Algis Valiunas writes in an article entitled “Starlight in Hell” in First Things:
“In the Gulag archipelago, souls are made or saved, as well as broken or lost. Solzhenitsyn remembers a group of intellectuals at the Samarka camp in 1946, dying of hunger, cold, and exhaustion from relentless labor:
Foreseeing the approach of death in days rather than weeks, here is how they spent their last sleepless leisure, sitting up against the wall: Timofeyev-Ressovsky gathered them into a ‘seminar,’ and they hastened to share with one another what one of them knew and the others did not – they delivered their last lectures to each other. Father Savely – spoke of ‘unshameful death,’ a priest academician – about patristics, one of the Uniate fathers – about something in the area of dogmatics and canonical writings, an electrical engineer – on the principles of the energetics of the future, and a Leningrad economist – on how the effort to create principles of Soviet economics had failed for lack of new ideas.

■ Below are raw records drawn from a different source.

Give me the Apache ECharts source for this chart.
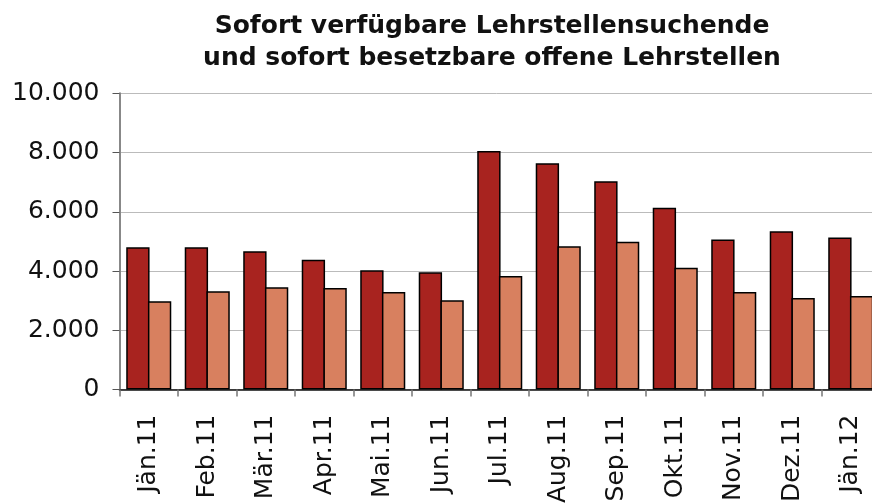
<!DOCTYPE html>
<html>
<head>
<meta charset="utf-8">
<script src="https://cdn.jsdelivr.net/npm/echarts@6/dist/echarts.min.js"></script>
<style>
html,body{margin:0;padding:0;background:#fff;}
#chart{width:872px;height:503px;}
</style>
</head>
<body>
<div id="chart"></div>
<script>
const categories = ["Jän.11","Feb.11","Mär.11","Apr.11","Mai.11","Jun.11","Jul.11","Aug.11","Sep.11","Okt.11","Nov.11","Dez.11","Jän.12"];
const suchende = [4800, 4800, 4670, 4380, 4030, 3960, 8050, 7640, 7030, 6140, 5060, 5340, 5130];
const offeneStellen = [2980, 3320, 3450, 3430, 3290, 3010, 3830, 4840, 4990, 4110, 3290, 3090, 3160];
const titleText = "Sofort verfügbare Lehrstellensuchende\nund sofort besetzbare offene Lehrstellen";

const chart = echarts.init(document.getElementById('chart'));
const fmt = v => v === 0 ? '0' : String(v).replace(/\B(?=(\d{3})+(?!\d))/g, '.');
chart.setOption({
  animation: false,
  backgroundColor: '#ffffff',
  title: {
    text: titleText,
    left: 487,
    textAlign: 'center',
    top: 5,
    textStyle: {fontFamily: 'DejaVu Sans', fontWeight: 'bold', fontSize: 25, lineHeight: 32, color: '#111'}
  },
  grid: {left: 119.5, right: -8, top: 93.3, bottom: 113.5, containLabel: false, outerBoundsMode: 'none'},
  xAxis: {
    type: 'category',
    data: categories,
    boundaryGap: true,
    axisLine: {lineStyle: {color: '#111', width: 1.5}},
    axisTick: {show: true, length: 7, lineStyle: {color: '#777', width: 1.5}},
    axisLabel: {rotate: 90, margin: 25, interval: 0, fontFamily: 'DejaVu Sans', fontSize: 25, color: '#111'}
  },
  yAxis: {
    type: 'value',
    min: 0, max: 10000, interval: 2000,
    axisLine: {show: true, lineStyle: {color: '#888', width: 2}},
    axisTick: {show: true, length: 7, lineStyle: {color: '#555', width: 1}},
    splitLine: {lineStyle: {color: '#bbbbbb', width: 1}},
    axisLabel: {margin: 20, fontFamily: 'DejaVu Sans', fontSize: 25, color: '#111', formatter: fmt}
  },
  series: [
    {type: 'bar', name: 'Lehrstellensuchende', data: suchende, barGap: '-7%', barCategoryGap: '23%',
     itemStyle: {color: '#A8231F', borderColor: '#000', borderWidth: 1.5}},
    {type: 'bar', name: 'offene Lehrstellen', data: offeneStellen, barGap: '-7%', barCategoryGap: '23%',
     itemStyle: {color: '#D8805F', borderColor: '#000', borderWidth: 1.5}}
  ]
});
</script>
</body>
</html>
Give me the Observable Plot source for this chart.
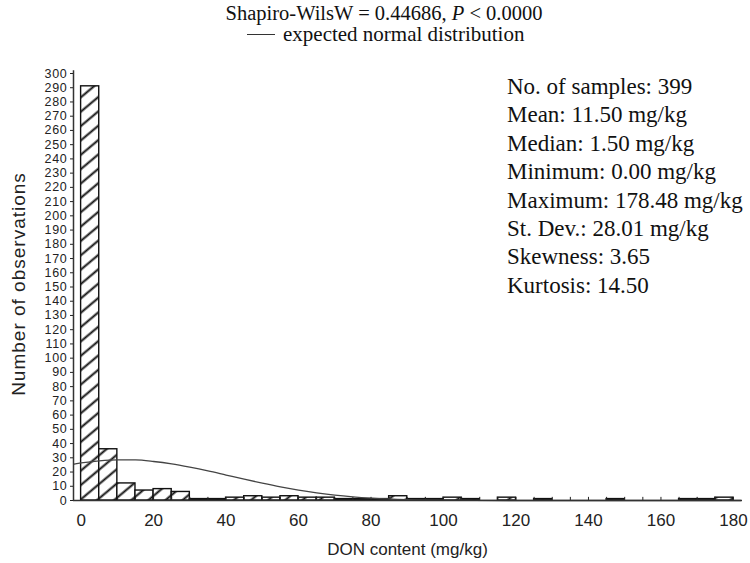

Death took some of the participants from one session to the next, but the vocation for learning could not be extinguished – and enforced suffering made better men of those whom it did not ravage utterly: ‘Formerly you never forgave anyone. You judged people without mercy. And you praised people with equal lack of moderation. And now an understanding mildness has become the basis of your uncategorical judgments. You have come to realize your own weakness – and you can therefore understand the weakness of others. And be astonished at another’s strength. And wish to possess it yourself. The stones rustle beneath our feet. We are ascending.’ Humanity – real, individual humanity – glimmers in the deepest hell.”